The company has reduced operating costs by 24 per cent over the past few years on higher blending, increased usage of alternate fuel and higher production from new and modern plants.
In September quarter earnings, it reported 233 per cent year-on-year rise in consolidated profit at Rs 103.69 crore against Rs 31.10 crore reported for the corresponding quarter last year.
Dalmia Bharat used low-cost inventory of pet coke and slag, which has helped it consume pet coke and slag purchased at old prices, and therefore the increased prices of pet coke and slag did not get reflected properly in Q2 numbers.
A reduction in lead distance from 295 km to 270 km has also helped the company reduce freight costs.
GST implementation and reduction in lead distance helped the firm cut freight costs during the quarter gone by.
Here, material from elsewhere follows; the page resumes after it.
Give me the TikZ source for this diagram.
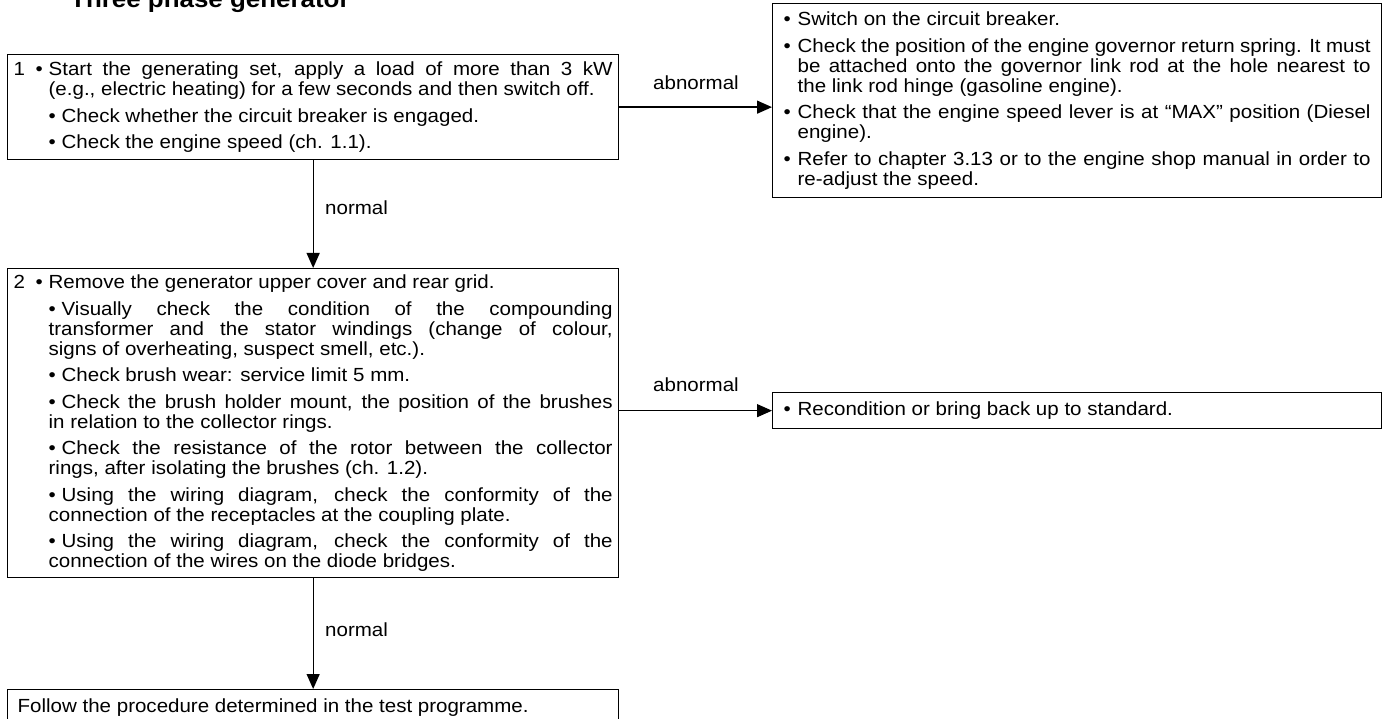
\documentclass[tikz,border=0pt]{standalone}
\usepackage{fontspec}
\setmainfont[FakeStretch=1.08]{Liberation Sans}
\usetikzlibrary{arrows.meta}
\newcommand\fs{\fontsize{19pt}{20pt}\selectfont}
\newcommand\titlefs{\fontsize{24pt}{26pt}\selectfont\bfseries}
\newcommand\JL[2]{\makebox[#1][s]{#2}}
\newcommand\NL[2]{\makebox[#1][l]{#2}}
\newcommand\bul{\makebox[13pt][l]{•}}
\newcommand\hbul{\makebox[14pt][l]{•}}
\begin{document}
\begin{tikzpicture}[x=1pt,y=-1pt,
  box/.style={draw, line width=1.3pt, inner sep=0pt, anchor=north west},
  conn/.style={line width=1.3pt, -{Triangle[length=15pt,width=13pt]}},
  lbl/.style={inner sep=0pt, font=\fs}]
\useasboundingbox (0,0) rectangle (1387,719);

\node[anchor=base west, inner sep=0pt, font=\titlefs] (title) at (70,8) {Three phase generator};

% Box 1
\node[box, minimum width=611pt, minimum height=105pt] (b1) at (7,54) {%
\begin{minipage}{599pt}\fs
\makebox[22pt][l]{1}\makebox[13pt][l]{•}\JL{564pt}{Start the generating set, apply a load of more than 3 kW}\\
\hspace*{35pt}\NL{564pt}{(e.g., electric heating) for a few seconds and then switch off.}\\[6.5pt]
\hspace*{35pt}\NL{564pt}{\bul Check whether the circuit breaker is engaged.}\\[6.5pt]
\hspace*{35pt}\NL{564pt}{\bul Check the engine speed (ch. 1.1).}
\end{minipage}};

% Right box 1
\node[box, minimum width=609pt, minimum height=194pt] (r1) at (772,3) {%
\begin{minipage}{587pt}\fs
\NL{587pt}{\hbul Switch on the circuit breaker.}\\[6.5pt]
\hbul\JL{573pt}{Check the position of the engine governor return spring. It must}\\
\hspace*{14pt}\JL{573pt}{be attached onto the governor link rod at the hole nearest to}\\
\hspace*{14pt}\NL{573pt}{the link rod hinge (gasoline engine).}\\[6.5pt]
\hbul\JL{573pt}{Check that the engine speed lever is at “MAX” position (Diesel}\\
\hspace*{14pt}\NL{573pt}{engine).}\\[6.5pt]
\hbul\JL{573pt}{Refer to chapter 3.13 or to the engine shop manual in order to}\\
\hspace*{14pt}\NL{573pt}{re-adjust the speed.}
\end{minipage}};

% Box 2
\node[box, minimum width=611pt, minimum height=309pt] (b2) at (7,268) {%
\begin{minipage}{599pt}\fs
\makebox[22pt][l]{2}\makebox[13pt][l]{•}\NL{564pt}{Remove the generator upper cover and rear grid.}\\[6.5pt]
\hspace*{35pt}\JL{564pt}{\bul Visually check the condition of the compounding}\\
\hspace*{35pt}\JL{564pt}{transformer and the stator windings (change of colour,}\\
\hspace*{35pt}\NL{564pt}{signs of overheating, suspect smell, etc.).}\\[6.5pt]
\hspace*{35pt}\NL{564pt}{\bul Check brush wear: service limit 5 mm.}\\[6.5pt]
\hspace*{35pt}\JL{564pt}{\bul Check the brush holder mount, the position of the brushes}\\
\hspace*{35pt}\NL{564pt}{in relation to the collector rings.}\\[6.5pt]
\hspace*{35pt}\JL{564pt}{\bul Check the resistance of the rotor between the collector}\\
\hspace*{35pt}\NL{564pt}{rings, after isolating the brushes (ch. 1.2).}\\[6.5pt]
\hspace*{35pt}\JL{564pt}{\bul Using the wiring diagram, check the conformity of the}\\
\hspace*{35pt}\NL{564pt}{connection of the receptacles at the coupling plate.}\\[6.5pt]
\hspace*{35pt}\JL{564pt}{\bul Using the wiring diagram, check the conformity of the}\\
\hspace*{35pt}\NL{564pt}{connection of the wires on the diode bridges.}
\end{minipage}};

% Right box 2
\node[box, minimum width=609pt, minimum height=36pt] (r2) at (772,392) {%
\begin{minipage}{587pt}\fs
\NL{587pt}{\hbul Recondition or bring back up to standard.}
\end{minipage}};

% Bottom box
\node[box, minimum width=611pt, minimum height=36pt] (b3) at (7,689) {%
\begin{minipage}{591pt}\fs
\NL{591pt}{Follow the procedure determined in the test programme.}
\end{minipage}};

% Connectors
\draw[conn] (b1.east) -- (b1.east -| r1.west);
\draw[conn] (b1.south) -- (b2.north);
\draw[conn] (b2.east |- r2.west) -- (r2.west);
\draw[conn] (b2.south) -- (b3.north);

% Labels
\node[lbl] (ab1) at (696,83) {abnormal};
\node[lbl, anchor=west] (n1) at (325,208) {normal};
\node[lbl] (ab2) at (696,385) {abnormal};
\node[lbl, anchor=west] (n2) at (325,630) {normal};
\end{tikzpicture}
\end{document}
The company expects logistics cost to come down by 3-5 per cent soon.
Analysts are positive on the stock. Nirmal Bang says the stock can touch Rs 3,423 in the coming months; Motilal Oswal sees it at Rs 3,517.
The company has also improved productivity of its kiln by 9 per cent YoY and reduced power consumption by 1 per cent. Company management says if diesel prices continue at current level, they will cut raw material costs by 3-4 per cent.
These measures helped the firm control operating costs during the July-September quarter. During the quarter, Dalmia Bharat repaid loans worth Rs 180 crore. The cost of debt has come down from 8.3 per cent to 8.1 per cent.
Motilal Oswal believes net debt reduction of around Rs 750 crore and Rs 965 crore in FY17 and H1FY18 will continue into FY19 and its net debt-to-Ebitda ratio will fall below 1.5 times in FY19 from 2.8 times in FY17.
The brokerage believes operating cash flow is likely to improve strongly, led by improvement in margins on the back of its cost-efficiency programme and improvement in realisations by way of higher premium sales.
The merger of OCL India with itself will offer synergy benefits, which could further improve the company’s cash flow in FY19.
“Dalmia Bharat says cement demand in key regions like Andhra Pradesh and Telangana is likely to grow 15-18 per cent, while in Tamil Nadu a quick resolution of the sand mining problem will help increase demand. In Karnataka and Maharashtra, the company expects around 6 per cent demand growth and in north-east region 3-4 per cent,” said Nirmal Bang Securities.
There are also expectations that cement demand will rise on various government schemes such as low-cost housing, rural roads building, irrigation projects and the recently-announced Bharatmala project.
“We expect Dalmia Cement’s valuation multiple to catch up with its largecap peers, given its improving balance sheet and 43 per cent earnings growth CAGR over FY17-20,” said Motilal Oswal.